Un bilan doit être réalisé sur les réformes du renseignement de 2008 et 2012. Il ne s'agit pas de rechercher des responsabilités, mais force est de reconnaître que ces réformes n'ont pas remis le renseignement en ordre de marche, notamment du fait du démantèlement de la direction centrale des renseignements généraux, à cause duquel on a perdu, pour une grande part, la faculté de réaliser du renseignement de proximité, essentiel à la collecte de données et à leur exploitation. La réforme de 2012 a créé le service central du renseignement territorial (SCRT), rattaché à la direction centrale de la sécurité publique (DCSP), mais, en dépit de l'arrivée de renforts et de précisions doctrinales, on voit bien les limites du système.

Ce n'est en effet pas la création d'antennes du renseignement territorial, composées chacune de deux gendarmes qui ne sont pas géographiquement rattachés aux services du renseignement territorial, qui nous rassure. Nous pensons que le renseignement se pratique collectivement et non par le biais de binômes d'agents isolés d'autres forces. Le renseignement est un tout. Aussi la création de 25 antennes du renseignement territorial ne va-t-elle pas, à nos yeux, dans le bon sens. Par exemple, dans la ville de Lunel, il y a eu des dysfonctionnements : les gendarmes disposaient de renseignements qu'ils n'ont pas communiqués au service de renseignement territorial départemental. On ne peut pas admettre cela au vu du risque encouru. En matière de renseignement, plutôt que la concurrence entre les services, c'est la transparence, dans les deux sens, qui s'impose. De même, il faut éviter la transmission des informations au degré supérieur en court-circuitant le chef de service départemental. Bref, le travail à Lunel aurait pu être meilleur si les services s'étaient fait confiance dans l'échange d'informations.

L'ensemble des services de renseignement doivent faire partie de la « communauté » du renseignement, ce qui n'est pas le cas aujourd'hui pour le SCRT, ni pour la direction du renseignement de la préfecture de police de Paris (DRPP). C'est le partage des informations et d'une même méthodologie qui conduira à un meilleur fonctionnement du renseignement.

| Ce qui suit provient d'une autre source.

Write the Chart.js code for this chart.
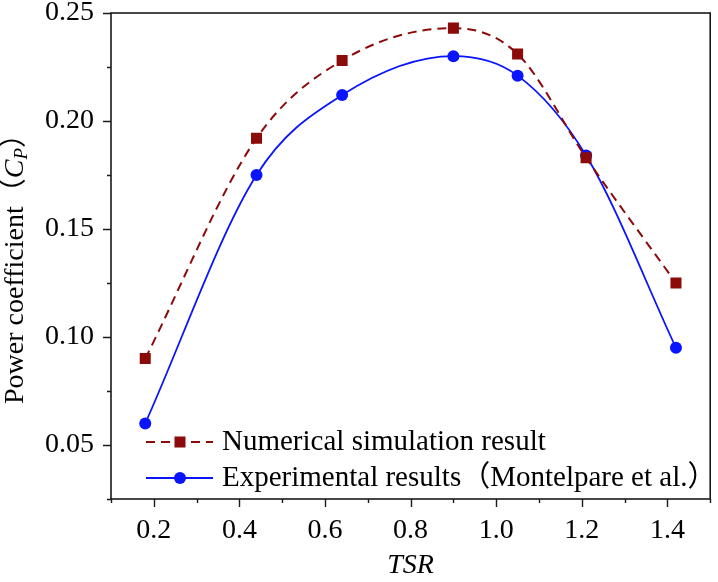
<!DOCTYPE html>
<html>
<head>
<meta charset="utf-8">
<script src="https://cdn.jsdelivr.net/npm/chart.js@4/dist/chart.umd.min.js"></script>
<style>
  html, body { margin: 0; padding: 0; background: #fff; }
  canvas { display: block; }
</style>
</head>
<body>
<canvas id="chart" width="718" height="582"></canvas>
<script>
// Power coefficient vs TSR: simulation vs experiment
const tsr = [0.18, 0.44, 0.64, 0.90, 1.05, 1.21, 1.42];
const cpSimulation = [0.090, 0.192, 0.228, 0.243, 0.231, 0.183, 0.125];
const cpExperiment = [0.060, 0.175, 0.212, 0.230, 0.221, 0.184, 0.095];

const xMajorTicks = [0.2, 0.4, 0.6, 0.8, 1.0, 1.2, 1.4];
const xMinorTicks = [0.1, 0.3, 0.5, 0.7, 0.9, 1.1, 1.3, 1.5];
const yMajorTicks = [0.05, 0.10, 0.15, 0.20, 0.25];
const yMinorTicks = [0.025, 0.075, 0.125, 0.175, 0.225];

const seriesNames = ['Numerical simulation result', 'Experimental results（Montelpare et al.）'];

const SERIF = '"Liberation Serif", "Times New Roman", "Noto Sans CJK SC", serif';
const AXIS = '#1a1a1a';

function pts(ys) {
  return tsr.map((x, i) => ({ x: x, y: ys[i] }));
}

function tickList(major, minor) {
  return major.concat(minor).sort((a, b) => a - b).map(v => ({ value: v, major: major.includes(v) }));
}

// box, tick marks, axis titles and legend
const decorations = {
  id: 'decorations',
  afterDraw(chart) {
    const ctx = chart.ctx;
    const a = chart.chartArea;
    const xs = chart.scales.x;
    const ys = chart.scales.y;
    ctx.save();
    ctx.strokeStyle = AXIS;
    ctx.lineWidth = 1.6;
    ctx.strokeRect(a.left, a.top, a.right - a.left, a.bottom - a.top);

    ctx.lineWidth = 1.4;
    ctx.beginPath();
    xs.ticks.forEach(t => {
      const px = Math.round(xs.getPixelForValue(t.value)) + 0.5;
      const len = t.major ? 8 : 4;
      ctx.moveTo(px, a.bottom);
      ctx.lineTo(px, a.bottom + len);
    });
    ys.ticks.forEach(t => {
      const py = Math.round(ys.getPixelForValue(t.value)) + 0.5;
      const len = t.major ? 8 : 4;
      ctx.moveTo(a.left, py);
      ctx.lineTo(a.left - len, py);
    });
    ctx.stroke();

    // x title
    ctx.fillStyle = '#000';
    ctx.font = 'italic 28px ' + SERIF;
    ctx.textAlign = 'center';
    ctx.textBaseline = 'middle';
    ctx.fillText('TSR', (a.left + a.right) / 2, 566);

    // y title, rotated, with italic C and subscript P
    const parts = [
      { t: 'Power coefficient', f: '28px ' + SERIF, dy: 0 },
      { t: '（', f: '28px ' + SERIF, dy: 0 },
      { t: 'C', f: 'italic 28px ' + SERIF, dy: 0 },
      { t: 'P', f: 'italic 19px ' + SERIF, dy: 6 },
      { t: '）', f: '28px ' + SERIF, dy: 0 }
    ];
    let total = 0;
    parts.forEach(p => { ctx.font = p.f; p.w = ctx.measureText(p.t).width; total += p.w; });
    ctx.translate(16, 262);
    ctx.rotate(-Math.PI / 2);
    ctx.textAlign = 'left';
    ctx.textBaseline = 'middle';
    let cx = -total / 2;
    parts.forEach(p => {
      ctx.font = p.f;
      ctx.fillText(p.t, cx, p.dy);
      cx += p.w;
    });
    ctx.setTransform(1, 0, 0, 1, 0, 0);

    // legend
    const rows = [442, 478];
    chart.data.datasets.forEach((ds, i) => {
      const y = rows[i];
      ctx.strokeStyle = ds.borderColor;
      ctx.lineWidth = ds.borderWidth;
      ctx.setLineDash(ds.borderDash || []);
      ctx.beginPath();
      ctx.moveTo(146, y);
      ctx.lineTo(213, y);
      ctx.stroke();
      ctx.setLineDash([]);
      ctx.fillStyle = ds.backgroundColor;
      Chart.helpers.drawPoint(ctx, {
        pointStyle: ds.pointStyle,
        radius: ds.pointRadius,
        borderWidth: 0
      }, 180, y);
      ctx.fillStyle = '#000';
      ctx.font = '29px ' + SERIF;
      ctx.textAlign = 'left';
      ctx.textBaseline = 'middle';
      ctx.fillText(ds.label, 222, y);
    });
    ctx.restore();
  }
};

new Chart(document.getElementById('chart'), {
  type: 'line',
  data: {
    datasets: [
      {
        label: seriesNames[0],
        data: pts(cpSimulation),
        borderColor: '#8b0a0a',
        backgroundColor: '#8b0a0a',
        borderWidth: 2,
        borderDash: [9, 6],
        pointStyle: 'rect',
        pointRadius: 7.8,
        pointBorderWidth: 0,
        cubicInterpolationMode: 'monotone'
      },
      {
        label: seriesNames[1],
        data: pts(cpExperiment),
        borderColor: '#0a14ff',
        backgroundColor: '#0a14ff',
        borderWidth: 1.8,
        pointStyle: 'circle',
        pointRadius: 6,
        pointBorderWidth: 0,
        cubicInterpolationMode: 'monotone'
      }
    ]
  },
  options: {
    responsive: false,
    animation: false,
    devicePixelRatio: 1,
    layout: { padding: { top: 13, right: 3, left: 0, bottom: 0 } },
    plugins: { legend: { display: false }, tooltip: { enabled: false } },
    scales: {
      x: {
        type: 'linear',
        min: 0.1,
        max: 1.5,
        afterBuildTicks: s => { s.ticks = tickList(xMajorTicks, xMinorTicks); },
        afterFit: s => { s.height = 83; s.paddingLeft = 0; s.paddingRight = 0; },
        grid: { display: false, drawTicks: false },
        border: { display: false },
        ticks: {
          autoSkip: false,
          maxRotation: 0,
          padding: 15,
          color: '#000',
          font: { family: SERIF, size: 28 },
          callback: v => xMajorTicks.includes(v) ? v.toFixed(1) : ''
        }
      },
      y: {
        min: 0.025,
        max: 0.25,
        afterBuildTicks: s => { s.ticks = tickList(yMajorTicks, yMinorTicks); },
        afterFit: s => { s.width = 111; s.paddingTop = 0; s.paddingBottom = 0; },
        grid: { display: false, drawTicks: false },
        border: { display: false },
        ticks: {
          autoSkip: false,
          padding: 17,
          color: '#000',
          font: { family: SERIF, size: 28 },
          callback: v => yMajorTicks.includes(v) ? v.toFixed(2) : ''
        }
      }
    }
  },
  plugins: [decorations]
});
</script>
</body>
</html>
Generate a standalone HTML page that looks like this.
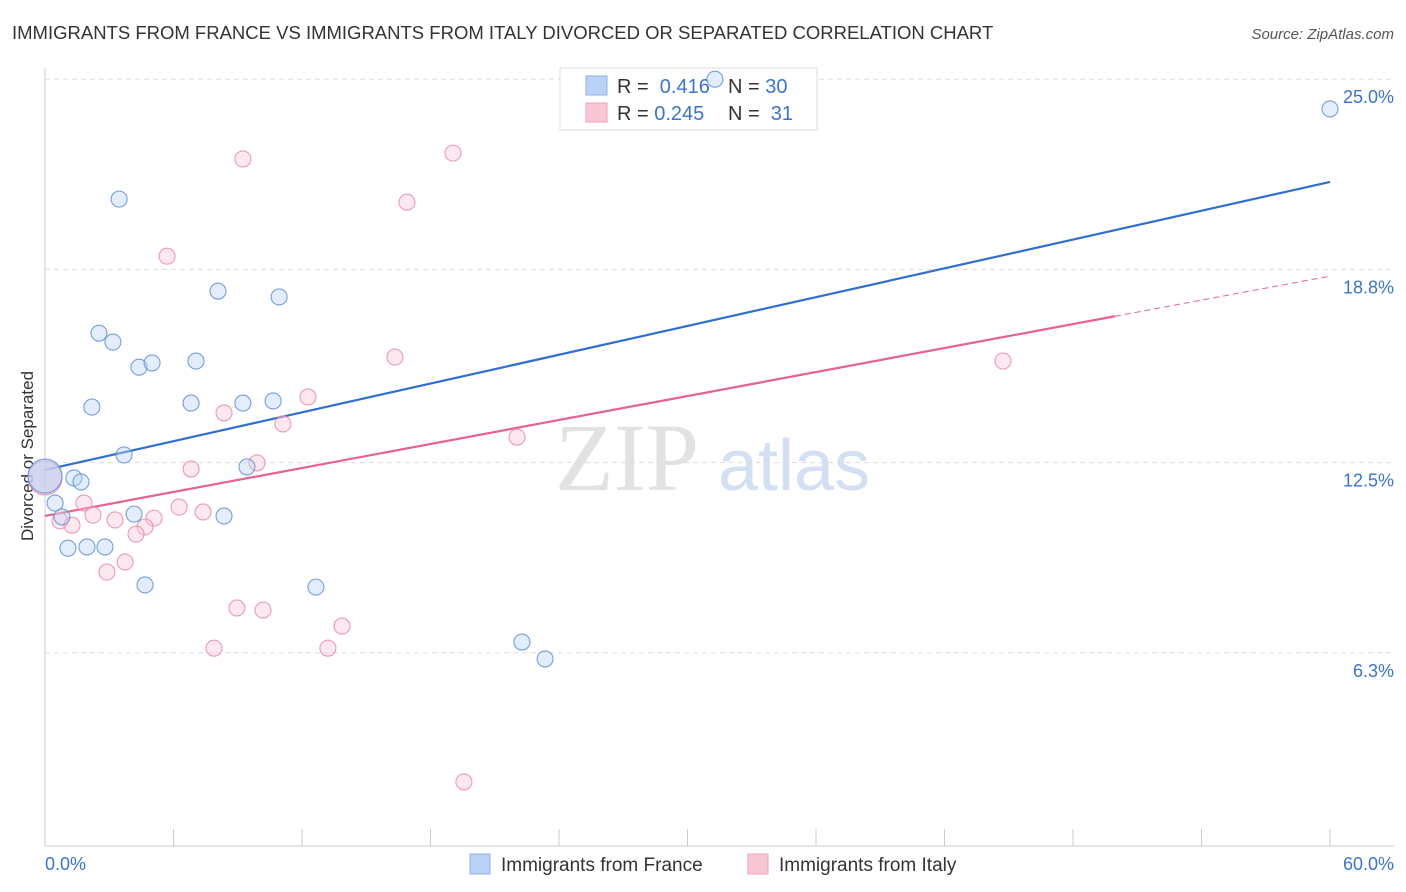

Il est par ailleurs nécessaire, il y a été fait allusion, de simplifier les procédures en matière de renseignement mais également en matière pénale. Voilà des années que nous demandons au législateur un allégement de la procédure pénale qui n'a fait que s'alourdir au gré des réformes imposées par l'Europe. Dès lors, les policiers, en particulier les primo-intervenants, passent beaucoup de temps à s'occuper de la procédure au détriment de leur présence sur la voie publique, qui leur permettrait de recueillir des informations auprès des commerçants, des bailleurs sociaux, des écoles... C'est pourquoi nous sommes vraiment favorables à l'établissement d'une procédure à l'anglo-saxonne, beaucoup plus orale qu'écrite, afin de dégager du temps pour l'enquêteur.

Nous devons ensuite établir des fichiers plus performants, car leur état ferait rire nos collègues européens s'ils en prenaient connaissance : ces fichiers sont inadaptés, ils ne permettent pas aux enquêteurs, d'un bout à l'autre de la France, de prendre connaissance de tous les détails d'une fiche concernant un individu, du fait, sans doute, de garde-fous imposés par la CNIL – alors que nous devrions nous montrer au moins aussi efficaces que les terroristes, aujourd'hui plus rapides que nous grâce aux réseaux sociaux. Ce n'est pas politiquement correct de le reconnaître mais cette demande émane des enquêteurs sur le terrain.

On a créé depuis trois ans des cellules de coordination pour faciliter le partage du renseignement entre la sécurité intérieure et le renseignement territorial et la sous-direction opérationnelle créée par les gendarmes. La création même de cellules de coordination montre bien que quelque chose ne va pas. Le renseignement est une matière qui ne se divise pas et tous les services devraient être beaucoup plus proches les uns des autres. C'est pourquoi nous étions plutôt favorables à l'instauration d'une grande direction générale du renseignement.